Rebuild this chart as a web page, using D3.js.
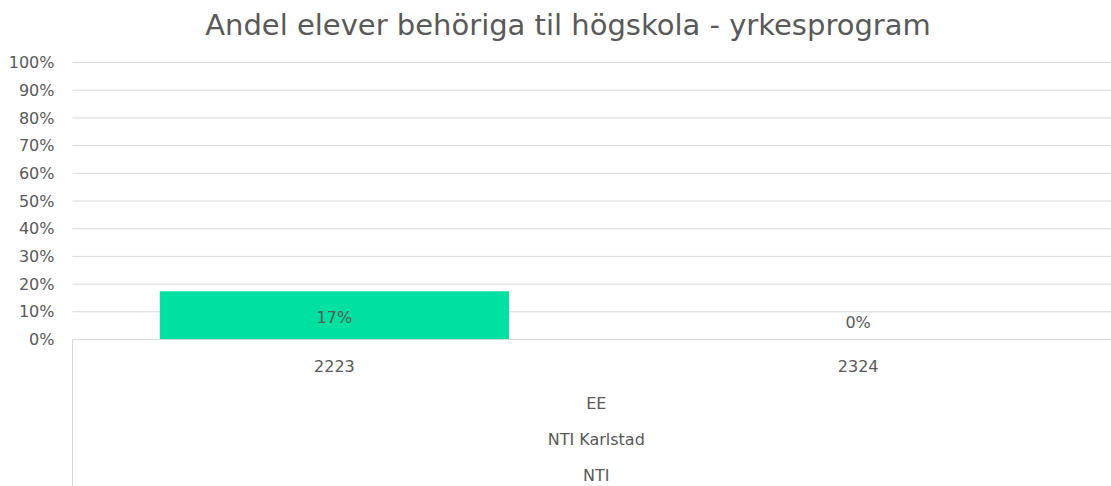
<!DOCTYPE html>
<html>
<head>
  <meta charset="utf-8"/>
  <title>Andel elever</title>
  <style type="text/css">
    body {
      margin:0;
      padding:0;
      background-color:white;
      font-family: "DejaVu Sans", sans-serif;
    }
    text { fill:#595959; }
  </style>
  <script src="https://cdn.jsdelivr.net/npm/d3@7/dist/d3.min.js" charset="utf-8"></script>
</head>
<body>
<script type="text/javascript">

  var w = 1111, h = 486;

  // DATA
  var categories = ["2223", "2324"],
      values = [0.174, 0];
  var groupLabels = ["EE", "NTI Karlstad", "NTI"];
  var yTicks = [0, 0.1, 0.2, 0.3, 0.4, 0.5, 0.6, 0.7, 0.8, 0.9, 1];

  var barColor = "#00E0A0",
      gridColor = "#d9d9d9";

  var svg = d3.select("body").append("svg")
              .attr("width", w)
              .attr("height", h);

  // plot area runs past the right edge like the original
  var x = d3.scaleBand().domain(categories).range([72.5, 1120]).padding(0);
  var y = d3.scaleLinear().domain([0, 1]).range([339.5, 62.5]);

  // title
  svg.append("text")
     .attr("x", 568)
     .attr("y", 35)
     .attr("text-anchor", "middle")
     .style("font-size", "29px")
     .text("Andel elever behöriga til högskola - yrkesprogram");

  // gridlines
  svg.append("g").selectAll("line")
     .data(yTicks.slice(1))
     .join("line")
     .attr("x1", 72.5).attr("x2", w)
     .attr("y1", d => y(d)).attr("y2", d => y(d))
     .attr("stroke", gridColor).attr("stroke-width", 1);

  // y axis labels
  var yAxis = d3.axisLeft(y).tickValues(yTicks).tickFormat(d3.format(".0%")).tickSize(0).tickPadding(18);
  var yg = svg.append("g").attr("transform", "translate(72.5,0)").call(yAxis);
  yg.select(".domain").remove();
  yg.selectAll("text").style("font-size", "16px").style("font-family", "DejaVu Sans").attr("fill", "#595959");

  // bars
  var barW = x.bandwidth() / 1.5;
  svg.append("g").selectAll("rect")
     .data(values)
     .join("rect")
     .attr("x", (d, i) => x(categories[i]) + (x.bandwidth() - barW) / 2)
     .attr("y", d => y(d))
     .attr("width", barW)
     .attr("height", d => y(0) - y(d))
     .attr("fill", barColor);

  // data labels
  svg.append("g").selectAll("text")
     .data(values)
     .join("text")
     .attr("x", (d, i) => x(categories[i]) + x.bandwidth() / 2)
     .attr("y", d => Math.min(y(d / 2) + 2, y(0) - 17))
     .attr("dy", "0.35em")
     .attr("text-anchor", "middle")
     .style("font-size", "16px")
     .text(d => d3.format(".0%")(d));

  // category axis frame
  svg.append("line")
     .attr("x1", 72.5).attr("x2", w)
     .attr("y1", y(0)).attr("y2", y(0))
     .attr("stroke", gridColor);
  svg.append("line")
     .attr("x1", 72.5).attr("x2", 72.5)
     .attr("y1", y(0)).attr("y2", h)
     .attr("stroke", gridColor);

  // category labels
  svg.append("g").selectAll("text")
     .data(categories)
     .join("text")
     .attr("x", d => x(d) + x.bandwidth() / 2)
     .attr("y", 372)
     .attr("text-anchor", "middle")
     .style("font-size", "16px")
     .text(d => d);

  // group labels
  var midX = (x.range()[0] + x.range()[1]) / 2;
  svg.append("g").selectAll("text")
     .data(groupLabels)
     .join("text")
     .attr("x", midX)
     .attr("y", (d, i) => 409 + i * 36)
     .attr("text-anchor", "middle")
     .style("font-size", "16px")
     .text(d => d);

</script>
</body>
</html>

-------------------------

■ Exercise aim
Leave out the pictures and output the rest of the material exactly as written.

■ Complete answer
Rebuild this chart as a web page, using D3.js.
<!DOCTYPE html>
<html>
<head>
  <meta charset="utf-8"/>
  <title>Andel elever</title>
  <style type="text/css">
    body {
      margin:0;
      padding:0;
      background-color:white;
      font-family: "DejaVu Sans", sans-serif;
    }
    text { fill:#595959; }
  </style>
  <script src="https://cdn.jsdelivr.net/npm/d3@7/dist/d3.min.js" charset="utf-8"></script>
</head>
<body>
<script type="text/javascript">

  var w = 1111, h = 486;

  // DATA
  var categories = ["2223", "2324"],
      values = [0.174, 0];
  var groupLabels = ["EE", "NTI Karlstad", "NTI"];
  var yTicks = [0, 0.1, 0.2, 0.3, 0.4, 0.5, 0.6, 0.7, 0.8, 0.9, 1];

  var barColor = "#00E0A0",
      gridColor = "#d9d9d9";

  var svg = d3.select("body").append("svg")
              .attr("width", w)
              .attr("height", h);

  // plot area runs past the right edge like the original
  var x = d3.scaleBand().domain(categories).range([72.5, 1120]).padding(0);
  var y = d3.scaleLinear().domain([0, 1]).range([339.5, 62.5]);

  // title
  svg.append("text")
     .attr("x", 568)
     .attr("y", 35)
     .attr("text-anchor", "middle")
     .style("font-size", "29px")
     .text("Andel elever behöriga til högskola - yrkesprogram");

  // gridlines
  svg.append("g").selectAll("line")
     .data(yTicks.slice(1))
     .join("line")
     .attr("x1", 72.5).attr("x2", w)
     .attr("y1", d => y(d)).attr("y2", d => y(d))
     .attr("stroke", gridColor).attr("stroke-width", 1);

  // y axis labels
  var yAxis = d3.axisLeft(y).tickValues(yTicks).tickFormat(d3.format(".0%")).tickSize(0).tickPadding(18);
  var yg = svg.append("g").attr("transform", "translate(72.5,0)").call(yAxis);
  yg.select(".domain").remove();
  yg.selectAll("text").style("font-size", "16px").style("font-family", "DejaVu Sans").attr("fill", "#595959");

  // bars
  var barW = x.bandwidth() / 1.5;
  svg.append("g").selectAll("rect")
     .data(values)
     .join("rect")
     .attr("x", (d, i) => x(categories[i]) + (x.bandwidth() - barW) / 2)
     .attr("y", d => y(d))
     .attr("width", barW)
     .attr("height", d => y(0) - y(d))
     .attr("fill", barColor);

  // data labels
  svg.append("g").selectAll("text")
     .data(values)
     .join("text")
     .attr("x", (d, i) => x(categories[i]) + x.bandwidth() / 2)
     .attr("y", d => Math.min(y(d / 2) + 2, y(0) - 17))
     .attr("dy", "0.35em")
     .attr("text-anchor", "middle")
     .style("font-size", "16px")
     .text(d => d3.format(".0%")(d));

  // category axis frame
  svg.append("line")
     .attr("x1", 72.5).attr("x2", w)
     .attr("y1", y(0)).attr("y2", y(0))
     .attr("stroke", gridColor);
  svg.append("line")
     .attr("x1", 72.5).attr("x2", 72.5)
     .attr("y1", y(0)).attr("y2", h)
     .attr("stroke", gridColor);

  // category labels
  svg.append("g").selectAll("text")
     .data(categories)
     .join("text")
     .attr("x", d => x(d) + x.bandwidth() / 2)
     .attr("y", 372)
     .attr("text-anchor", "middle")
     .style("font-size", "16px")
     .text(d => d);

  // group labels
  var midX = (x.range()[0] + x.range()[1]) / 2;
  svg.append("g").selectAll("text")
     .data(groupLabels)
     .join("text")
     .attr("x", midX)
     .attr("y", (d, i) => 409 + i * 36)
     .attr("text-anchor", "middle")
     .style("font-size", "16px")
     .text(d => d);

</script>
</body>
</html>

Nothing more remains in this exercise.